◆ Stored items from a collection
↓↓↓
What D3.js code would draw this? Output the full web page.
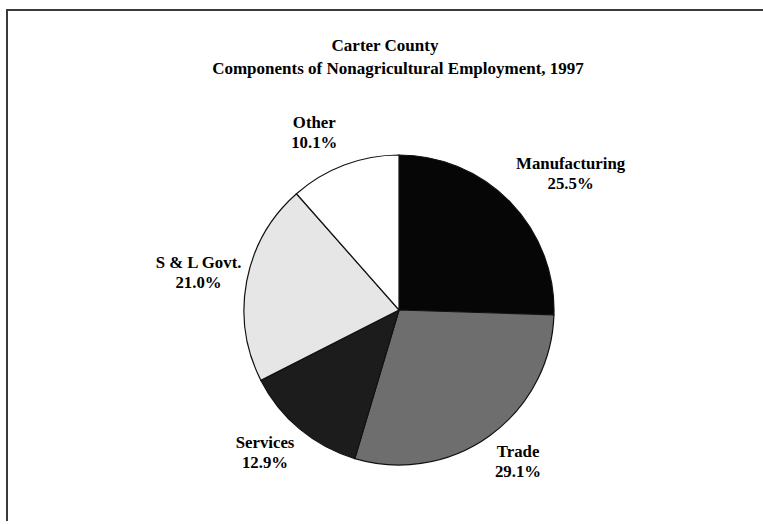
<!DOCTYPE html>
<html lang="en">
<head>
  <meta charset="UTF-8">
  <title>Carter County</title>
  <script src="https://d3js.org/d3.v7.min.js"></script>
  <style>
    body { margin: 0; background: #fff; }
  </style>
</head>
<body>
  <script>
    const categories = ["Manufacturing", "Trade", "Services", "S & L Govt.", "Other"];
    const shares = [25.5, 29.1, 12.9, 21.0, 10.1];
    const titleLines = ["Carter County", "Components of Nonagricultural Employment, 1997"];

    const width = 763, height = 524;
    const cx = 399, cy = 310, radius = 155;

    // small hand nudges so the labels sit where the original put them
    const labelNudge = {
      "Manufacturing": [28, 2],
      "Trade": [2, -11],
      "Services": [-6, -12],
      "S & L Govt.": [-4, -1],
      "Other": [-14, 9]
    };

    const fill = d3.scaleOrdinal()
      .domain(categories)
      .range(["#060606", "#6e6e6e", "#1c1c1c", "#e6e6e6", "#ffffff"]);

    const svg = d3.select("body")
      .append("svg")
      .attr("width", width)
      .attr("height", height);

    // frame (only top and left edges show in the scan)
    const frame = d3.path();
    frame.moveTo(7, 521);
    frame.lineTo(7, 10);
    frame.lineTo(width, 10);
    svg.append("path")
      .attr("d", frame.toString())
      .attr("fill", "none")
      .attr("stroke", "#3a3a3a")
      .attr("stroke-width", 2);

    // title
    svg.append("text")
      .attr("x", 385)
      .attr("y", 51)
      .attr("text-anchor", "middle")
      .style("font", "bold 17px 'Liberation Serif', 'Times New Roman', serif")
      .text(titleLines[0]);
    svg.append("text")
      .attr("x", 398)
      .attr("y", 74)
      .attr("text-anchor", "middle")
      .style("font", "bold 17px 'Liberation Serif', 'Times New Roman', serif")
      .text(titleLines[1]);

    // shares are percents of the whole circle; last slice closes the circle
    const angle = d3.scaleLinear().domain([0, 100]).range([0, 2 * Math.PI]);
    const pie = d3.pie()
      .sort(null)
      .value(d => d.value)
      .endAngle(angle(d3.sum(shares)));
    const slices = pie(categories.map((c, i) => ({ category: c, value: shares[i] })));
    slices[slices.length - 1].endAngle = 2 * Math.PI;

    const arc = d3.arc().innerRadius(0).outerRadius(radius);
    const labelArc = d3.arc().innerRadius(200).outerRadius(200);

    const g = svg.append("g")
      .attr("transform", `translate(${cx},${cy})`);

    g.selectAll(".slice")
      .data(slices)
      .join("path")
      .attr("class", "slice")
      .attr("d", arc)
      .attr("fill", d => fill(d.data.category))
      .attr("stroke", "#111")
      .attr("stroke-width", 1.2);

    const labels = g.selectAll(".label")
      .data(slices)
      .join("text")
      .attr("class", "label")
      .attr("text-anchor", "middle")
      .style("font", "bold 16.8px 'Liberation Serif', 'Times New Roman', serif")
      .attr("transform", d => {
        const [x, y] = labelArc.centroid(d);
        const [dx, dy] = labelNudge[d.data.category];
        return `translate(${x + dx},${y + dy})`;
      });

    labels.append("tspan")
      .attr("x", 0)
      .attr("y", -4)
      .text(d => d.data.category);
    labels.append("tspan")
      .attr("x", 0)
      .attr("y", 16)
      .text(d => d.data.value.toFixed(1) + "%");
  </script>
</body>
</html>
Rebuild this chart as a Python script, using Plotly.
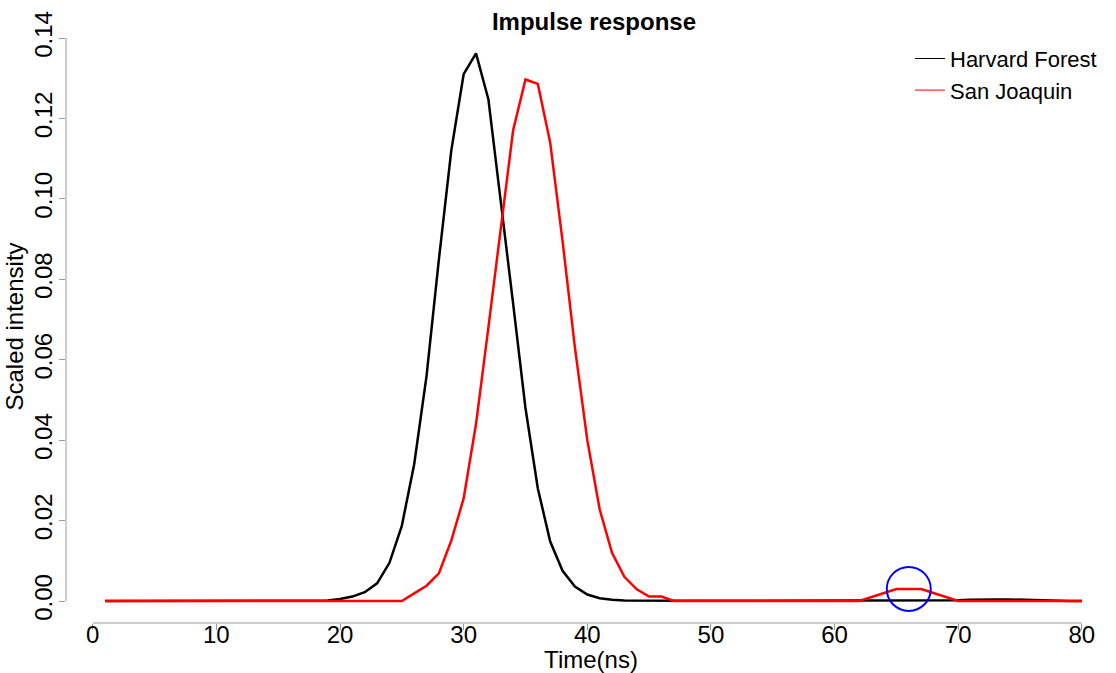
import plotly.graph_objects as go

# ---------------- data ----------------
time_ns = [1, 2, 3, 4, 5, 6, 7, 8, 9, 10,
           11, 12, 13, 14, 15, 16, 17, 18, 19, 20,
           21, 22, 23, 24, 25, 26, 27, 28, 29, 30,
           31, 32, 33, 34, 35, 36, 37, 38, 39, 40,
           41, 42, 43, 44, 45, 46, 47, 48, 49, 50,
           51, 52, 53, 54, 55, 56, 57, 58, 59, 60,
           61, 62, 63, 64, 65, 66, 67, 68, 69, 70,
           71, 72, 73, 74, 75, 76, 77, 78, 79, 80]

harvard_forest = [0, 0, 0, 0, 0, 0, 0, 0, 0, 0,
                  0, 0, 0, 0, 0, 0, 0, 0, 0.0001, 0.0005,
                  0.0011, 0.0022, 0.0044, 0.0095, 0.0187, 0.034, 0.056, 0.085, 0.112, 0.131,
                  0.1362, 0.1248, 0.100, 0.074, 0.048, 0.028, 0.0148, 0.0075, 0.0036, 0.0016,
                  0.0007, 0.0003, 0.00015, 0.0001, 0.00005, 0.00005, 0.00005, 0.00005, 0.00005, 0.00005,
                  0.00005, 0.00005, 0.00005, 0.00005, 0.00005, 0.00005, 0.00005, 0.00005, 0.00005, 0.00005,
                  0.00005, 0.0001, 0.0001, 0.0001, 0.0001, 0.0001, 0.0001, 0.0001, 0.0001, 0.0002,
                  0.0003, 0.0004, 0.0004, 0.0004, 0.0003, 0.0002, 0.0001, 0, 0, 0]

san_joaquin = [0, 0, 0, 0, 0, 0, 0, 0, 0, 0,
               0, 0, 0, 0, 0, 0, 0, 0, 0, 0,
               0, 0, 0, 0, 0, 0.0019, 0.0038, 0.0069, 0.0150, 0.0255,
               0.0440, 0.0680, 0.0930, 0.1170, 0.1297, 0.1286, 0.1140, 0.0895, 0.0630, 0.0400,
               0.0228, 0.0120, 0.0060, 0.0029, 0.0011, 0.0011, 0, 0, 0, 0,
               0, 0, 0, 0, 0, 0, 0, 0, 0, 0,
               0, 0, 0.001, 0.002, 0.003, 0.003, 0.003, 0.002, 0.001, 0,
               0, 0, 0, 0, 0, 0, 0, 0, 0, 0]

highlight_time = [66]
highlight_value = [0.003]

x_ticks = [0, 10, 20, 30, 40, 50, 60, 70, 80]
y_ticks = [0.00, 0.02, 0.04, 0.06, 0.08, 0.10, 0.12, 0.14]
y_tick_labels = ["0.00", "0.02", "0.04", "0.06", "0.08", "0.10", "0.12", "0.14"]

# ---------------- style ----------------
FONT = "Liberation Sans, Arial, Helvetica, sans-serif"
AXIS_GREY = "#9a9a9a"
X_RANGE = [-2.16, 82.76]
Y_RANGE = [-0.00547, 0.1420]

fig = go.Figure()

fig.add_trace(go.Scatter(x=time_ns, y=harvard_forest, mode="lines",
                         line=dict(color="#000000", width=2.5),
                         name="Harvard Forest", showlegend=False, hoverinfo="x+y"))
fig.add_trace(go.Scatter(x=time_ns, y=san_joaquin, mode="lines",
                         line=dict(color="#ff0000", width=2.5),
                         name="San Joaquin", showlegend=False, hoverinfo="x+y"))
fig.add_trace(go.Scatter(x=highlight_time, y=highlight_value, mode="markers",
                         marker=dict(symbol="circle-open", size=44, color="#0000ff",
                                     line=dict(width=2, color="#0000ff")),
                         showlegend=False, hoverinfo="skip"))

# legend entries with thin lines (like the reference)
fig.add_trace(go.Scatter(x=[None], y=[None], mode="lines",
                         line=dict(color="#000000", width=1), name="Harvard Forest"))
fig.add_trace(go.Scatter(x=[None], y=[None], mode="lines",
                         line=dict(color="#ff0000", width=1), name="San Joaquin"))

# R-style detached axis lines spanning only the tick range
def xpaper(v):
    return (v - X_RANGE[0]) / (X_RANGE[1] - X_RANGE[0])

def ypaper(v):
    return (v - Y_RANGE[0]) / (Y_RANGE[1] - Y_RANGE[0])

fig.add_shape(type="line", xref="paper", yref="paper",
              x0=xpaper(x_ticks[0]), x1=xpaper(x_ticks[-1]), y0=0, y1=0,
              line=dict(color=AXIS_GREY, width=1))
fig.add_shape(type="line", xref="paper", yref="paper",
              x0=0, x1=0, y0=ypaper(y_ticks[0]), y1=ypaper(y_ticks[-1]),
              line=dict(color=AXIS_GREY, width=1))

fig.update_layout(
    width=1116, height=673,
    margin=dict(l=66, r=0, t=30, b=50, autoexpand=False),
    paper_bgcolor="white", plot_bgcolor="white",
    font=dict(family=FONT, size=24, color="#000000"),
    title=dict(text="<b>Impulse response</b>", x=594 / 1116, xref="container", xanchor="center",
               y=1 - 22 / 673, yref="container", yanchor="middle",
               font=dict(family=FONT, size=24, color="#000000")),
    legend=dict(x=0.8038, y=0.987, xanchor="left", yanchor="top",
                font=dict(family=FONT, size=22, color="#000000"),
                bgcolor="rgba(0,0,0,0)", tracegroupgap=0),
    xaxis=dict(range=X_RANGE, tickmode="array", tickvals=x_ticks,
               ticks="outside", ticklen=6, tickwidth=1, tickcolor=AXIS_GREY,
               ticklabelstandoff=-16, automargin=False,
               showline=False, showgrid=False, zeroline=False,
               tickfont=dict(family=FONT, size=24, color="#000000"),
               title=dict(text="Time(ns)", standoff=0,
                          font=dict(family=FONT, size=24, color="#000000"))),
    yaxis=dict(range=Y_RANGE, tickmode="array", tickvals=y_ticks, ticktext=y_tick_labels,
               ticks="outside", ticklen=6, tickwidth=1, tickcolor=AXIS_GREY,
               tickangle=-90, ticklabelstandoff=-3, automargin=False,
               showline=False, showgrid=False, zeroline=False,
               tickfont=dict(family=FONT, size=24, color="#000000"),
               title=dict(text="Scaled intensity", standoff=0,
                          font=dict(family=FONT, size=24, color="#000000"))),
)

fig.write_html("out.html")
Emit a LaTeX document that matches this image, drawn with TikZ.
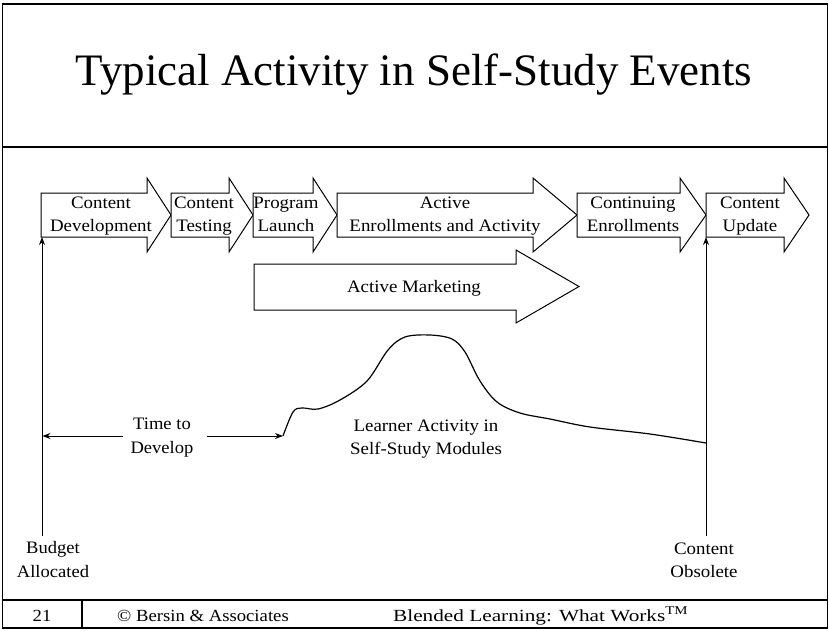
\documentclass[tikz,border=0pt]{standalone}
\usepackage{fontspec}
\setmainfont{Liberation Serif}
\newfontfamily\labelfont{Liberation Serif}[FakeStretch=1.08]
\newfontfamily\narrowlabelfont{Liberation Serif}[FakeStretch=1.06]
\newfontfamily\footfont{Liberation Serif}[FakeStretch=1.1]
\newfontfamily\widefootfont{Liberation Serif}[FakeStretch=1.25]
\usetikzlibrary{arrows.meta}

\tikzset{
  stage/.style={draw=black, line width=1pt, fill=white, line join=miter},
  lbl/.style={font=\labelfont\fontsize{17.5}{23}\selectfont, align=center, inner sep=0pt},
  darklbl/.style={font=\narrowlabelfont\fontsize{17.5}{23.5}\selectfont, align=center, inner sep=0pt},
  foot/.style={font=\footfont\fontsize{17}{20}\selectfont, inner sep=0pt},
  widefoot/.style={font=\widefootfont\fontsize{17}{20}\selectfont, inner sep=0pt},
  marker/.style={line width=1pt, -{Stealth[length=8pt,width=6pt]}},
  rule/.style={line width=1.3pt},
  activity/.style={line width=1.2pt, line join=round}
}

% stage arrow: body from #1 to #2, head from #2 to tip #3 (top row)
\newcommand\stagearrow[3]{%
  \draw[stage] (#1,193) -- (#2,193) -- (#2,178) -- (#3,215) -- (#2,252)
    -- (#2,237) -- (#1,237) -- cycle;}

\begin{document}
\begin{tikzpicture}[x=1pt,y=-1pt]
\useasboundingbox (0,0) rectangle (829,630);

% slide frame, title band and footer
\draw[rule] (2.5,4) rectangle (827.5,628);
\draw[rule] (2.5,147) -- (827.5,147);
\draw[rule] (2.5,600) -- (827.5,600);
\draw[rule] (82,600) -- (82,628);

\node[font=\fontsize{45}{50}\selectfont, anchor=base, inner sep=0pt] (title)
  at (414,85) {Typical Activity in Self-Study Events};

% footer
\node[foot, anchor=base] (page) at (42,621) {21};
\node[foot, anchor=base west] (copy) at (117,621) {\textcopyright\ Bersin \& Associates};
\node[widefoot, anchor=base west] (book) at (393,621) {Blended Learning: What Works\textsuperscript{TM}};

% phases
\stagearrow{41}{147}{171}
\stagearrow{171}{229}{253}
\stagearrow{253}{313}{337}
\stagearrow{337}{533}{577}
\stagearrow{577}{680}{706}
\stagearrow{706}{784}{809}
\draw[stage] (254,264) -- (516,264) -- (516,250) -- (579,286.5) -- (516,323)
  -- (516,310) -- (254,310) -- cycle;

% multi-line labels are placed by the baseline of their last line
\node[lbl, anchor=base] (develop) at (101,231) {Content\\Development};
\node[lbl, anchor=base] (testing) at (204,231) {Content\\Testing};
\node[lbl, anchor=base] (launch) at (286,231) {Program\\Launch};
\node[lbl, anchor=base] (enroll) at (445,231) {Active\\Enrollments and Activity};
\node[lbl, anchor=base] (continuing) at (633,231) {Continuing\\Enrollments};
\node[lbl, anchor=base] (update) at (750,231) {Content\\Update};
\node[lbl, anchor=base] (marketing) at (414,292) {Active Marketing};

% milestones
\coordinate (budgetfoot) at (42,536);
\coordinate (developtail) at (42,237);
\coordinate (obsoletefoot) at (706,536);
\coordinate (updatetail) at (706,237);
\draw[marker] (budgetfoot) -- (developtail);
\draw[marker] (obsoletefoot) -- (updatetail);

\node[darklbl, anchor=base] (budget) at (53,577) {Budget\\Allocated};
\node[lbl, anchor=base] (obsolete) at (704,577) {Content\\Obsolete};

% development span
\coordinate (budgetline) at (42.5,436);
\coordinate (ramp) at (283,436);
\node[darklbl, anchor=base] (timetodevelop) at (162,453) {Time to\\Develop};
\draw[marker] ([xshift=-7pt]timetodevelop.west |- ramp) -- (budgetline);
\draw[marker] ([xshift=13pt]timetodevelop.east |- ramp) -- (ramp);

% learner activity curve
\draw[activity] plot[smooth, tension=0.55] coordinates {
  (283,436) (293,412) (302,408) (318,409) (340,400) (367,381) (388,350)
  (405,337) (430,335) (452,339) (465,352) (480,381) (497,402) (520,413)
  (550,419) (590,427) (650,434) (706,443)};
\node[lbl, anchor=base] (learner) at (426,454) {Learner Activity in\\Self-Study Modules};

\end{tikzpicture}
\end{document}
↑↑↑
Copy word for word only the lines above from the one with "Rebuild this chart" through the one with "import plotly.graph_objects as go". Leave pictures out.

◆ EXERCISE RESPONSE
Rebuild this chart as a Python script, using Plotly.
import plotly.graph_objects as go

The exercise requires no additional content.